The fun in this is learning to program a new chip from a microcontroller. It's not nearly as straightforward as an AD DDS chip. You set two front end dividers to set the rough range and then a 38 bit divider for the exact frequency. It's not deterministic in that there may be more than one combination of the three to get to the same frequency. Also, you can't just jump anywhere in the range. Large jumps impose a little delay and some additional programming steps.
But per the data sheet you can move plus or minus 3500ppm by just sending a new 38 bit divider number. I assumed this meant that on 14 MHz, I could move +/- 49kHz, but experimentally I could go +/- about 330kHz. Hmm ... You can tell you've gone too far because the thing freaks out and resets itself to its startup frequency, 56.32MHz in my case. Using the more complex frequency change process always works though. It's just not well suited to continuous tuning.
I got my Si570 on a little board with the same form factor as the NJQRP DDS-30 and DDS-60 after reading about the thing in a recent QEX article.
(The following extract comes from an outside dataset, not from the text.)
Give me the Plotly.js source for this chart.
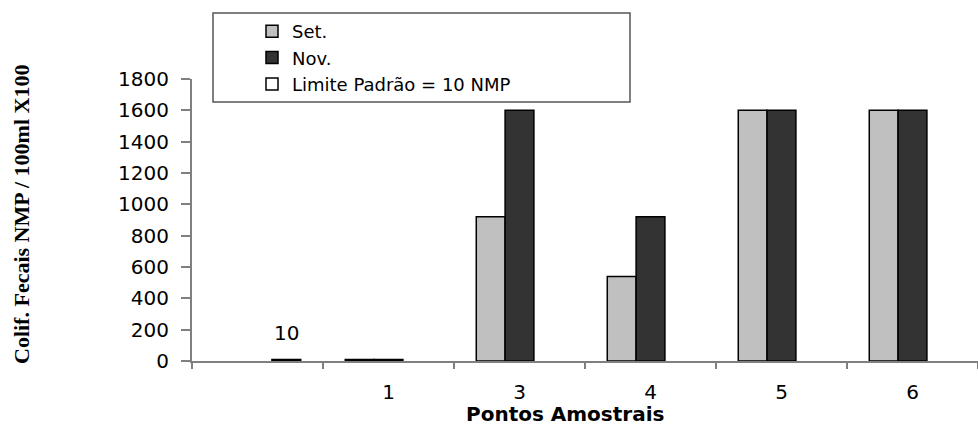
<!DOCTYPE html>
<html>
<head>
<meta charset="utf-8">
<script src="https://cdn.plot.ly/plotly-3.0.1.min.js"></script>
<style>html,body{margin:0;padding:0;background:#fff;}#chart{width:978px;height:428px;}</style>
</head>
<body>
<div id="chart"></div>
<script>
var categories = ["p0", "p1", "p3", "p4", "p5", "p6"];
var tickLabels = ["", "1", "3", "4", "5", "6"];
var setValues = [null, 10, 920, 540, 1600, 1600];
var novValues = [null, 10, 1600, 920, 1600, 1600];
var limiteValues = [10, null, null, null, null, null];
var limiteLabel = "10";

var SANS = "DejaVu Sans, Liberation Sans, Arial, sans-serif";
var line = {color: "#000000", width: 1.5};
var traces = [
  {type: "bar", name: "Set.", x: categories, y: setValues,
   marker: {color: "#c0c0c0", line: line}},
  {type: "bar", name: "Nov.", x: categories, y: novValues,
   marker: {color: "#333333", line: line}},
  {type: "bar", name: "Limite Padrão = 10 NMP", x: categories, y: limiteValues,
   marker: {color: "#ffffff", line: line}}
];

var W = 786, H = 282;
var layout = {
  width: 978, height: 428,
  margin: {l: 192, r: 0, t: 79, b: 67, pad: 0},
  paper_bgcolor: "#fff", plot_bgcolor: "#fff",
  barmode: "group", bargap: 0.34, bargroupgap: 0,
  font: {family: SANS, size: 20, color: "#000"},
  showlegend: true,
  legend: {x: (252 - 192) / W, y: (361 - 13) / H, xanchor: "left", yanchor: "top",
           bgcolor: "rgba(0,0,0,0)", borderwidth: 0,
           font: {family: SANS, size: 18, color: "#000"},
           traceorder: "normal"},
  xaxis: {type: "category", tickvals: categories, ticktext: tickLabels,
          showgrid: false, zeroline: false, showline: true, linecolor: "#808080", linewidth: 2,
          ticks: "outside", tickson: "boundaries", ticklen: 6, tickcolor: "#808080", tickwidth: 2,
          ticklabelstandoff: 12, tickfont: {size: 20}},
  yaxis: {range: [0, 1800], dtick: 200, tick0: 0,
          showgrid: false, zeroline: false, showline: true, linecolor: "#808080", linewidth: 2,
          ticks: "outside", ticklen: 9, tickcolor: "#808080", tickwidth: 2,
          ticklabelstandoff: 8, tickfont: {size: 20}},
  shapes: [{type: "rect", xref: "paper", yref: "paper",
            x0: (213 - 192) / W, x1: (630 - 192) / W,
            y0: (361 - 102) / H, y1: (361 - 13) / H,
            line: {color: "#555555", width: 1.5}, fillcolor: "rgba(0,0,0,0)"}],
  annotations: [
    {text: "Colif. Fecais NMP / 100ml X100", textangle: -90,
     xref: "paper", yref: "paper", x: (21 - 192) / W, y: (361 - 215) / H,
     xanchor: "center", yanchor: "middle", showarrow: false,
     font: {family: "Liberation Serif, Times New Roman, serif", size: 22, weight: "bold", color: "#000"}},
    {text: "Pontos Amostrais",
     xref: "paper", yref: "paper", x: (565 - 192) / W, y: (361 - 414) / H,
     xanchor: "center", yanchor: "middle", showarrow: false,
     font: {family: SANS, size: 20, weight: "bold", color: "#000"}},
    {text: limiteLabel, x: categories[0], y: limiteValues[0], xref: "x", yref: "y",
     xshift: 29, yshift: 26, showarrow: false, xanchor: "center", yanchor: "middle",
     font: {family: SANS, size: 20, color: "#000"}}
  ]
};

Plotly.newPlot("chart", traces, layout, {displayModeBar: false, staticPlot: true});
</script>
</body>
</html>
See the softrock receiver page and/or Yahoo group to track it down.
You control or program it over a two-wire bi-directional bus called I2C, which is a protocol for talking chip-to-chip. Assembly language programmers always want to do things the hard way, so I was going to bit-bang the thing thru ordinary I/O pins, but it turns out that my Arduino development board (ATmel 168) has I2C built in to its C-based language so I figured I'd do my initial experiments there. The Si570 is plugged into the Arduino board in the photo, or into a proto board atop the Arduino board.
I'd like to give some tutorial and "lessons learned" stuff, but I've rambled on just in this overview. Maybe more details later. I see some fun potential for this thing. Direct conversion on 144 MHz, or even 220 MHz for the chip just one speed grade up. An LO for a 2-meter FM rig (not a lot of homebrew there, eh?). SDR (software defined radio) types like it because they need an LO four times the mixer frequency. That's why this thing starts up on 56.32MHz -- that's four times 14.080MHz. I still need to do stuff like measure its output level over the frequency range and so on.